*WHAT IS REQUIRED:* Give back the full listing verbatim, apart from its images.

*DATA:*
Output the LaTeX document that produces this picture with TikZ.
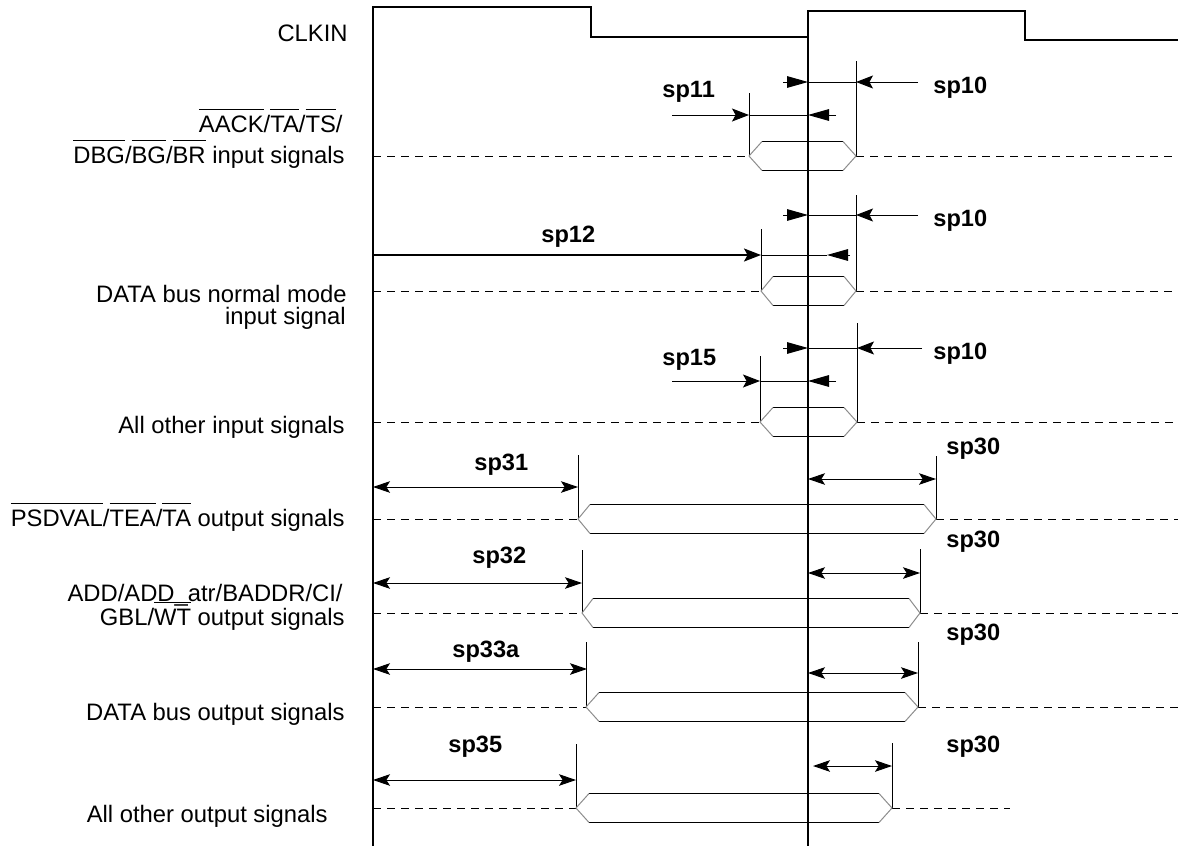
\documentclass[tikz,border=0pt]{standalone}
\usepackage{fontspec}
\setmainfont{Liberation Sans}
\usepackage{tikz}
\usetikzlibrary{arrows.meta}
\newcommand{\ovl}[1]{\setbox0\hbox{#1}\rlap{\rule[\dimexpr\ht0+2.6pt\relax]{\wd0}{0.6pt}}\box0\relax}
\tikzset{
  sigline/.style={line width=0.5pt},
  clkline/.style={line width=0.7pt},
  tk/.style={line width=0.5pt},
  dashsig/.style={line width=0.5pt,dash pattern=on 4pt off 3pt},
  busline/.style={line width=0.5pt},
  busedge/.style={line width=0.5pt,black!45},
  tri/.style={-{Triangle[length=10.5pt,width=5.8pt]},line width=0.5pt},
  stl/.style={-{Stealth[length=8.5pt,width=6.5pt,inset=1.8pt]},line width=0.5pt},
  dbl/.style={{Stealth[length=8.5pt,width=5.8pt,inset=1.8pt]}-{Stealth[length=8.5pt,width=5.8pt,inset=1.8pt]},
    line width=0.5pt},
  siglbl/.style={font=\fontsize{11.9}{13}\selectfont,anchor=base east,inner sep=0pt},
  splbl/.style={font=\fontsize{11.8}{13}\selectfont\bfseries,anchor=west,inner sep=0pt},
}

\begin{document}
\begin{tikzpicture}[x=0.5pt,y=-0.5pt]
  \useasboundingbox (0,0) rectangle (1178,846);
  % clock and reference edges
  \draw[clkline] (373,846) -- (373,7) -- (591,7) -- (591,37) -- (808,37)
    -- (808,11) -- (1025,11) -- (1025,40) -- (1178,40);
  \draw[clkline] (808,11) -- (808,846);
  % signal names
  \node[siglbl] (nclk) at (348,41) {CLKIN};
  \node[siglbl] (nin1a) at (343,132) {\ovl{AACK}/\ovl{TA}/\ovl{TS}/};
  \node[siglbl] (nin1b) at (345,163) {\ovl{DBG}/\ovl{BG}/\ovl{BR} input signals};
  \node[siglbl] (nin2a) at (347,302) {DATA bus normal mode};
  \node[siglbl] (nin2b) at (346,324) {input signal};
  \node[siglbl] (nin3) at (345,433) {All other input signals};
  \node[siglbl] (nout1) at (345,526) {\ovl{PSDVAL}/\ovl{TEA}/\ovl{TA} output signals};
  \node[siglbl] (nout2a) at (343,601) {ADD/ADD\_atr/BADDR/CI/};
  \node[siglbl] (nout2b) at (345,625) {GBL/\ovl{WT} output signals};
  \node[siglbl] (nout3) at (345,720) {DATA bus output signals};
  \node[siglbl] (nout4) at (328,822) {All other output signals};
  % buses, dashed idle levels and edge markers
  \foreach \y/\xl/\xr/\s/\tl/\tr/\xe [count=\r] in {156/749/856/13/93/61/1178,
      291/761/856/12/229/195/1178, 422/760/857/13/356/323/1178,
      519/578/936/12/455/456/1178, 613/582/920/11/550/549/1178,
      707/586/918/13/642/642/1178, 808/576/892/13/744/743/1010} {
    \coordinate (bl\r) at (\xl,\y);
    \coordinate (br\r) at (\xr,\y);
    \draw[dashsig] (373,\y) -- (bl\r);
    \draw[dashsig] (br\r) -- (\xe,\y);
    \draw[tk] (\xl,\tl) -- (bl\r);
    \draw[tk] (\xr,\tr) -- (br\r);
    \draw[busline] (\xl+\s,\y-14.5) -- (\xr-\s,\y-14.5)
      (\xl+\s,\y+14.5) -- (\xr-\s,\y+14.5);
    \draw[busedge] (\xl+\s,\y-14.5) -- (bl\r) -- (\xl+\s,\y+14.5)
      (\xr-\s,\y-14.5) -- (br\r) -- (\xr-\s,\y+14.5);
  }
  % hold times
  \foreach \y/\xr/\xe [count=\r] in {82/856/918, 215/856/918, 348/857/922} {
    \coordinate (hc\r) at (808,\y);
    \coordinate (hr\r) at (\xr,\y);
    \draw[tri] (783,\y) -- (hc\r);
    \draw[sigline] (hc\r) -- (hr\r);
    \draw[stl] (\xe,\y) -- (hr\r);
    \node[splbl] (hold\r) at (933,\y+6) {sp10};
  }
  % setup times
  \coordinate (su1) at (749,115);
  \draw[stl] (672,115) -- (su1);
  \draw[sigline] (su1) -- (808,115);
  \draw[tri] (836,115) -- (808,115);
  \node[splbl] (nsp11) at (662,92) {sp11};
  \coordinate (su2) at (761,255);
  \draw[stl,line width=1pt] (373,255) -- (su2);
  \draw[sigline] (su2) -- (827,255);
  \draw[tri] (850,255) -- (827,255);
  \node[splbl] (nsp12) at (541,237) {sp12};
  \coordinate (su3) at (760,381);
  \draw[stl] (672,381) -- (su3);
  \draw[sigline] (su3) -- (808,381);
  \draw[tri] (836,381) -- (808,381);
  \node[splbl] (nsp15) at (662,360) {sp15};
  % output delays
  \foreach \ya/\xa/\la/\lx/\ly/\yb/\xb/\xc/\my [count=\r] in {
      487/578/sp31/474/465/479/808/936/449, 583/582/sp32/472/558/573/808/920/542,
      669/587/sp33a/452/652/673/808/918/635, 780/576/sp35/448/747/766/813/892/747} {
    \draw[dbl] (373,\ya) -- (\xa,\ya);
    \draw[dbl] (\xb,\yb) -- (\xc,\yb);
    \node[splbl] (dly\r) at (\lx,\ly) {\la};
    \node[splbl] (val\r) at (946,\my) {sp30};
  }
\end{tikzpicture}
\end{document}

*TASK RESULT:*
Output the LaTeX document that produces this picture with TikZ.
\documentclass[tikz,border=0pt]{standalone}
\usepackage{fontspec}
\setmainfont{Liberation Sans}
\usepackage{tikz}
\usetikzlibrary{arrows.meta}
\newcommand{\ovl}[1]{\setbox0\hbox{#1}\rlap{\rule[\dimexpr\ht0+2.6pt\relax]{\wd0}{0.6pt}}\box0\relax}
\tikzset{
  sigline/.style={line width=0.5pt},
  clkline/.style={line width=0.7pt},
  tk/.style={line width=0.5pt},
  dashsig/.style={line width=0.5pt,dash pattern=on 4pt off 3pt},
  busline/.style={line width=0.5pt},
  busedge/.style={line width=0.5pt,black!45},
  tri/.style={-{Triangle[length=10.5pt,width=5.8pt]},line width=0.5pt},
  stl/.style={-{Stealth[length=8.5pt,width=6.5pt,inset=1.8pt]},line width=0.5pt},
  dbl/.style={{Stealth[length=8.5pt,width=5.8pt,inset=1.8pt]}-{Stealth[length=8.5pt,width=5.8pt,inset=1.8pt]},
    line width=0.5pt},
  siglbl/.style={font=\fontsize{11.9}{13}\selectfont,anchor=base east,inner sep=0pt},
  splbl/.style={font=\fontsize{11.8}{13}\selectfont\bfseries,anchor=west,inner sep=0pt},
}

\begin{document}
\begin{tikzpicture}[x=0.5pt,y=-0.5pt]
  \useasboundingbox (0,0) rectangle (1178,846);
  % clock and reference edges
  \draw[clkline] (373,846) -- (373,7) -- (591,7) -- (591,37) -- (808,37)
    -- (808,11) -- (1025,11) -- (1025,40) -- (1178,40);
  \draw[clkline] (808,11) -- (808,846);
  % signal names
  \node[siglbl] (nclk) at (348,41) {CLKIN};
  \node[siglbl] (nin1a) at (343,132) {\ovl{AACK}/\ovl{TA}/\ovl{TS}/};
  \node[siglbl] (nin1b) at (345,163) {\ovl{DBG}/\ovl{BG}/\ovl{BR} input signals};
  \node[siglbl] (nin2a) at (347,302) {DATA bus normal mode};
  \node[siglbl] (nin2b) at (346,324) {input signal};
  \node[siglbl] (nin3) at (345,433) {All other input signals};
  \node[siglbl] (nout1) at (345,526) {\ovl{PSDVAL}/\ovl{TEA}/\ovl{TA} output signals};
  \node[siglbl] (nout2a) at (343,601) {ADD/ADD\_atr/BADDR/CI/};
  \node[siglbl] (nout2b) at (345,625) {GBL/\ovl{WT} output signals};
  \node[siglbl] (nout3) at (345,720) {DATA bus output signals};
  \node[siglbl] (nout4) at (328,822) {All other output signals};
  % buses, dashed idle levels and edge markers
  \foreach \y/\xl/\xr/\s/\tl/\tr/\xe [count=\r] in {156/749/856/13/93/61/1178,
      291/761/856/12/229/195/1178, 422/760/857/13/356/323/1178,
      519/578/936/12/455/456/1178, 613/582/920/11/550/549/1178,
      707/586/918/13/642/642/1178, 808/576/892/13/744/743/1010} {
    \coordinate (bl\r) at (\xl,\y);
    \coordinate (br\r) at (\xr,\y);
    \draw[dashsig] (373,\y) -- (bl\r);
    \draw[dashsig] (br\r) -- (\xe,\y);
    \draw[tk] (\xl,\tl) -- (bl\r);
    \draw[tk] (\xr,\tr) -- (br\r);
    \draw[busline] (\xl+\s,\y-14.5) -- (\xr-\s,\y-14.5)
      (\xl+\s,\y+14.5) -- (\xr-\s,\y+14.5);
    \draw[busedge] (\xl+\s,\y-14.5) -- (bl\r) -- (\xl+\s,\y+14.5)
      (\xr-\s,\y-14.5) -- (br\r) -- (\xr-\s,\y+14.5);
  }
  % hold times
  \foreach \y/\xr/\xe [count=\r] in {82/856/918, 215/856/918, 348/857/922} {
    \coordinate (hc\r) at (808,\y);
    \coordinate (hr\r) at (\xr,\y);
    \draw[tri] (783,\y) -- (hc\r);
    \draw[sigline] (hc\r) -- (hr\r);
    \draw[stl] (\xe,\y) -- (hr\r);
    \node[splbl] (hold\r) at (933,\y+6) {sp10};
  }
  % setup times
  \coordinate (su1) at (749,115);
  \draw[stl] (672,115) -- (su1);
  \draw[sigline] (su1) -- (808,115);
  \draw[tri] (836,115) -- (808,115);
  \node[splbl] (nsp11) at (662,92) {sp11};
  \coordinate (su2) at (761,255);
  \draw[stl,line width=1pt] (373,255) -- (su2);
  \draw[sigline] (su2) -- (827,255);
  \draw[tri] (850,255) -- (827,255);
  \node[splbl] (nsp12) at (541,237) {sp12};
  \coordinate (su3) at (760,381);
  \draw[stl] (672,381) -- (su3);
  \draw[sigline] (su3) -- (808,381);
  \draw[tri] (836,381) -- (808,381);
  \node[splbl] (nsp15) at (662,360) {sp15};
  % output delays
  \foreach \ya/\xa/\la/\lx/\ly/\yb/\xb/\xc/\my [count=\r] in {
      487/578/sp31/474/465/479/808/936/449, 583/582/sp32/472/558/573/808/920/542,
      669/587/sp33a/452/652/673/808/918/635, 780/576/sp35/448/747/766/813/892/747} {
    \draw[dbl] (373,\ya) -- (\xa,\ya);
    \draw[dbl] (\xb,\yb) -- (\xc,\yb);
    \node[splbl] (dly\r) at (\lx,\ly) {\la};
    \node[splbl] (val\r) at (946,\my) {sp30};
  }
\end{tikzpicture}
\end{document}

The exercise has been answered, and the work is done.